• _EXERCISE REQUIREMENTS_
Look through the listing below and report how many lines contain "that", as a bare number.

• _AVAILABLE RECORDS_

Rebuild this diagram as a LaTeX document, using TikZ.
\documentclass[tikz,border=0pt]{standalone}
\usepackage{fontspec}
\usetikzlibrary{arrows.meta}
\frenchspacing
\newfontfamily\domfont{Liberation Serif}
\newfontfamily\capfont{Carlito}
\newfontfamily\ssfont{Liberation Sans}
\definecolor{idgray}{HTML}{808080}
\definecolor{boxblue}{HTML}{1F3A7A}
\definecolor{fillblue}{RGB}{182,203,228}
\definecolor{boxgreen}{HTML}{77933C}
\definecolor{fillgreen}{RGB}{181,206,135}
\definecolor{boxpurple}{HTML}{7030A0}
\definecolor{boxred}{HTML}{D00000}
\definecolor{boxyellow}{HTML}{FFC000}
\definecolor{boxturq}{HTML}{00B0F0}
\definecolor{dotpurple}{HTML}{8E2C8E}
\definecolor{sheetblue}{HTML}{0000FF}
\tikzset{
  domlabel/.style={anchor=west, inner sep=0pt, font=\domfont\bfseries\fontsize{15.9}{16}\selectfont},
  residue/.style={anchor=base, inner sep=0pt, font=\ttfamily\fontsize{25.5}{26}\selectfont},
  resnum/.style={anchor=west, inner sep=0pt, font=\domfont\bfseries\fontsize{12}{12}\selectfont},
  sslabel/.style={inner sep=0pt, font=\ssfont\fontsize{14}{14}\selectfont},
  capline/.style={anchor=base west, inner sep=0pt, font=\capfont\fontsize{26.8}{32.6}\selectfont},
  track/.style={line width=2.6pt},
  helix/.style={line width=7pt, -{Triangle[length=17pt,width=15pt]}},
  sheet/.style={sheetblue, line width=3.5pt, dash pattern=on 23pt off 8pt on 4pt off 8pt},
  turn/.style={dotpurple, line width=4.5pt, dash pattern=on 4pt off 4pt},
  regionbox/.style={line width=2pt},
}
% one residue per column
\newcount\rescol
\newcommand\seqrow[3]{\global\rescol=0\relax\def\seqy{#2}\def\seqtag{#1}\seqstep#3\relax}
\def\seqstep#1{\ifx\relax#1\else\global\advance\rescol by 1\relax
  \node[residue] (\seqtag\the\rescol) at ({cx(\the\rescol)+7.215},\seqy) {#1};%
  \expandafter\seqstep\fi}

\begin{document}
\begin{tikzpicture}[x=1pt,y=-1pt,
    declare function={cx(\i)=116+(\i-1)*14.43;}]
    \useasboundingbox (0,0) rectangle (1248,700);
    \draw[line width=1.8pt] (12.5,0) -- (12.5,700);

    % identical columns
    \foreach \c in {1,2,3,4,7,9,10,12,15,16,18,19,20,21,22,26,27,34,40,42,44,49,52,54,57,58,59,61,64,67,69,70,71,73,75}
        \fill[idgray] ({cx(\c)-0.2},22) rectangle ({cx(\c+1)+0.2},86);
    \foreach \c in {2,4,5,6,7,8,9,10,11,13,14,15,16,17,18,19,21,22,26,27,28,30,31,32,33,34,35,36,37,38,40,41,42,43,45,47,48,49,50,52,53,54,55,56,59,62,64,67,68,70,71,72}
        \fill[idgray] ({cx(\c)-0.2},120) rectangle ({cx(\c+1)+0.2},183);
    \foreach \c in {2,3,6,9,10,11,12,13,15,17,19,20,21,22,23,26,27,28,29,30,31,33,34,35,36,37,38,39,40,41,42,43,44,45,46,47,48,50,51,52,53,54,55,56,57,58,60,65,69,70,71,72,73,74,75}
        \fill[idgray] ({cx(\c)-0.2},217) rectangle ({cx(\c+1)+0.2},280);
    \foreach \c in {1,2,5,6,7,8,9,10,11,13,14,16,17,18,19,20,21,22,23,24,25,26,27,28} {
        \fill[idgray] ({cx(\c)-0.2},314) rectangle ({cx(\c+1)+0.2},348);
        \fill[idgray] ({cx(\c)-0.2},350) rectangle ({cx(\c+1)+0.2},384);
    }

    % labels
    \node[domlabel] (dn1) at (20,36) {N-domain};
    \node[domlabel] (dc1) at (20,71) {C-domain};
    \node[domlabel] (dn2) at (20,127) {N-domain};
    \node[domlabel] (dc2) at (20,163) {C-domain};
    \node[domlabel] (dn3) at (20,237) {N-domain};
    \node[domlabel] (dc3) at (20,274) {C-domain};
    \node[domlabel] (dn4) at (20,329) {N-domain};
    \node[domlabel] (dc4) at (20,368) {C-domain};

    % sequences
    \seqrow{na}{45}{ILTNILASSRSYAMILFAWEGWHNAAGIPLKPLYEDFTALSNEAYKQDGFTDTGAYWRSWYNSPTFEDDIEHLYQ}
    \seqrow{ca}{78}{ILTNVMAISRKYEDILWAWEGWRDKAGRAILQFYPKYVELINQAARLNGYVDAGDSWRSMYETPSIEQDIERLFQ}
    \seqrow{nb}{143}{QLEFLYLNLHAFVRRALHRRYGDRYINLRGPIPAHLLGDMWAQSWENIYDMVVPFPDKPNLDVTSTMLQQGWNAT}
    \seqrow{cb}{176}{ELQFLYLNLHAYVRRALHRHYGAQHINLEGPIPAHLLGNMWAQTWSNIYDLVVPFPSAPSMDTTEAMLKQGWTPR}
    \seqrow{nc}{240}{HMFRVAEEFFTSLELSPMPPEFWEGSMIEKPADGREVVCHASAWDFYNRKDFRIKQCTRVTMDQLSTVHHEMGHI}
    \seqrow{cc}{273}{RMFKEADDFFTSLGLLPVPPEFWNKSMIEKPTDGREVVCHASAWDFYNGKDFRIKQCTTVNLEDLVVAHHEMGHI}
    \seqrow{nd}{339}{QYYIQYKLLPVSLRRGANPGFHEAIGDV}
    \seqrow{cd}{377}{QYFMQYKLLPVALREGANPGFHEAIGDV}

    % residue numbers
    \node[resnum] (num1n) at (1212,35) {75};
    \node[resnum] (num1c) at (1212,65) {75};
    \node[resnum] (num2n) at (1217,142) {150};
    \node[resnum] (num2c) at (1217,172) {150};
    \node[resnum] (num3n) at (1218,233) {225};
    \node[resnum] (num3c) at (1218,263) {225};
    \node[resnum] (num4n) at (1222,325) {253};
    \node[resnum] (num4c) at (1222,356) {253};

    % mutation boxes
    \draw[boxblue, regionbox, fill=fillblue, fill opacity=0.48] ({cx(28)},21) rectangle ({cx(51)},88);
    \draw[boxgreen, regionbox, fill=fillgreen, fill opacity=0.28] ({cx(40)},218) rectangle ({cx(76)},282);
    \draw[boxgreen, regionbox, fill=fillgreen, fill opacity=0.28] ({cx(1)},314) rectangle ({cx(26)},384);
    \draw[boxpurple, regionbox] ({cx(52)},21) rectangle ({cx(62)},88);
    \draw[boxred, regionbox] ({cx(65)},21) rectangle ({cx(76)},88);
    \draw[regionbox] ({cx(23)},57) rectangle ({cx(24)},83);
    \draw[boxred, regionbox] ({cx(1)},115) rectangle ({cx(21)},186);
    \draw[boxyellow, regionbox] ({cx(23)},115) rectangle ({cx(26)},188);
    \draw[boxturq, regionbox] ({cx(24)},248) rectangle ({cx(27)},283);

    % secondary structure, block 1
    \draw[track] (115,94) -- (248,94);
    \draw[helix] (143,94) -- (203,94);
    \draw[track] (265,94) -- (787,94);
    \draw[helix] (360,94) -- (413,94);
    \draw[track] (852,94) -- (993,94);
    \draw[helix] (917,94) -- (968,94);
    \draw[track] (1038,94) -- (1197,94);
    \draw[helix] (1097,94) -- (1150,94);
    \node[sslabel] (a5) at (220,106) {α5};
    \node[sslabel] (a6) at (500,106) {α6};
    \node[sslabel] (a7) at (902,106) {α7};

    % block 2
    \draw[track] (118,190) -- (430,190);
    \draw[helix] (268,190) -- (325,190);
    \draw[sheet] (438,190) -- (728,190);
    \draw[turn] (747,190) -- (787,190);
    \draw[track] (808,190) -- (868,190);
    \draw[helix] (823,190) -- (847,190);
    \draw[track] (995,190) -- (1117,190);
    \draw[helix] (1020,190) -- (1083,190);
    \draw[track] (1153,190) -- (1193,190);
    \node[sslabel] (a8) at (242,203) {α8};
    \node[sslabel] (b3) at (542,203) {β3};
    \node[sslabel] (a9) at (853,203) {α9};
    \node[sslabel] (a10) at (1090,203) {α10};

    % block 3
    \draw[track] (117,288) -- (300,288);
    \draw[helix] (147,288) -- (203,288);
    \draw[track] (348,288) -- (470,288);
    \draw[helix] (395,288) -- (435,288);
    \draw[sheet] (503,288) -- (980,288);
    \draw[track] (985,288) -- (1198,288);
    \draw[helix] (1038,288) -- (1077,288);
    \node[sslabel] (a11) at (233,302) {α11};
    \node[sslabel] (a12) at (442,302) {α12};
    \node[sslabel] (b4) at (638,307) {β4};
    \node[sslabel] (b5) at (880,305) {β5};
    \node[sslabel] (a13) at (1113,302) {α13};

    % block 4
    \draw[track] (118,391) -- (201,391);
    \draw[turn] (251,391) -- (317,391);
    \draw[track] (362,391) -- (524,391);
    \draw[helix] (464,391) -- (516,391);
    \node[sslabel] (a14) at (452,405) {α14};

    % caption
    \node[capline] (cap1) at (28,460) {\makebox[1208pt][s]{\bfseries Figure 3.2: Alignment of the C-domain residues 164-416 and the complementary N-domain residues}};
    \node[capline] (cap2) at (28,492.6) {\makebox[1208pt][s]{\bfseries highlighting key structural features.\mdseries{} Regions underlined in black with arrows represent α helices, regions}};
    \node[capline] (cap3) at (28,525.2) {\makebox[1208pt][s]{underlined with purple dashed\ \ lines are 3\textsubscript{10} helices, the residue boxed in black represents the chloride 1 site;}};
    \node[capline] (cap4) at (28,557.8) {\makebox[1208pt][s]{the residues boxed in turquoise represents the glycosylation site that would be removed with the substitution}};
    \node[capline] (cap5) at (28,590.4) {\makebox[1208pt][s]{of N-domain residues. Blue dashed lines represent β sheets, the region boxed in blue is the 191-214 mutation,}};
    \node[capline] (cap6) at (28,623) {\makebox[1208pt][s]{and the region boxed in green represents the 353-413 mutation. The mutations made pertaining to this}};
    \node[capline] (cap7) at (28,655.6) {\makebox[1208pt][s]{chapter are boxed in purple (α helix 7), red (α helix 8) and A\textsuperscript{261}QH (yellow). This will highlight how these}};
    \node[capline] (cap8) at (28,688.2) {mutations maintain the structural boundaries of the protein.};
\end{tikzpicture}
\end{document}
==
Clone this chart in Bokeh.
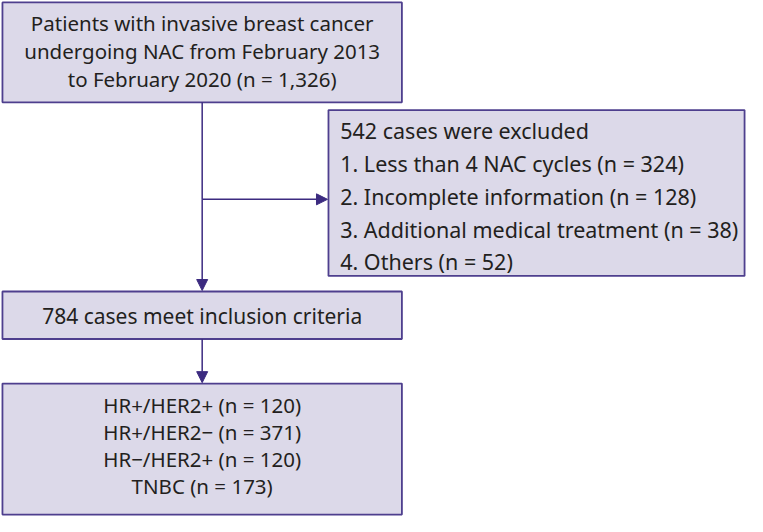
...
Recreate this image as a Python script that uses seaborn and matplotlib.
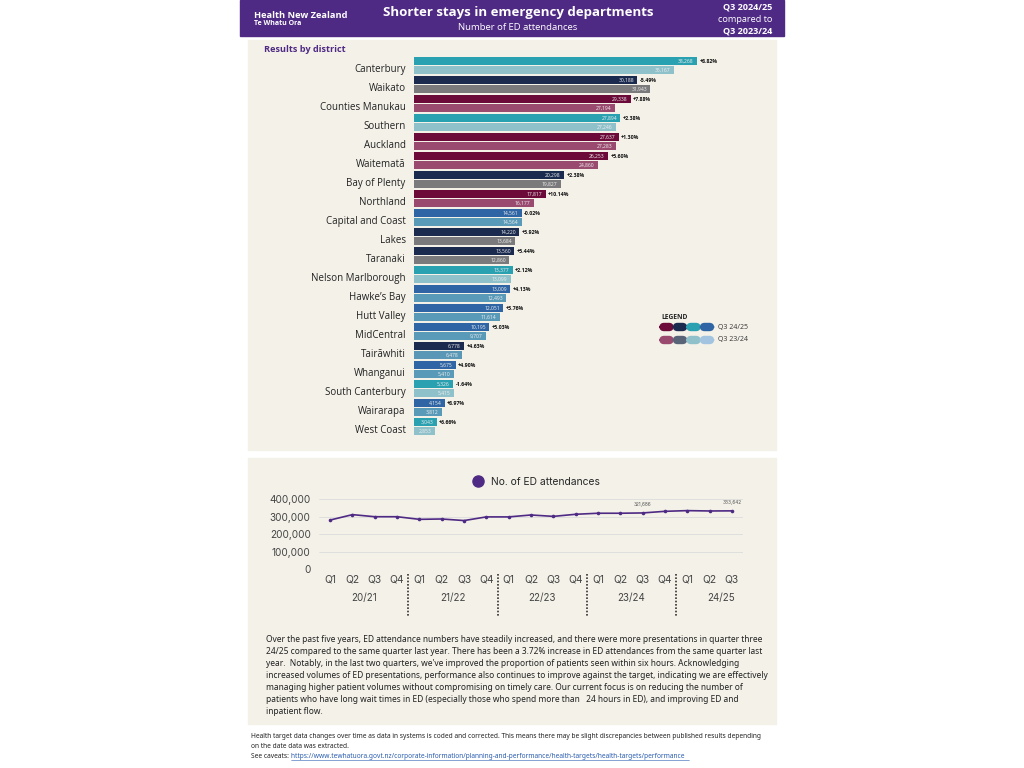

• _EXERCISE RESULT_
2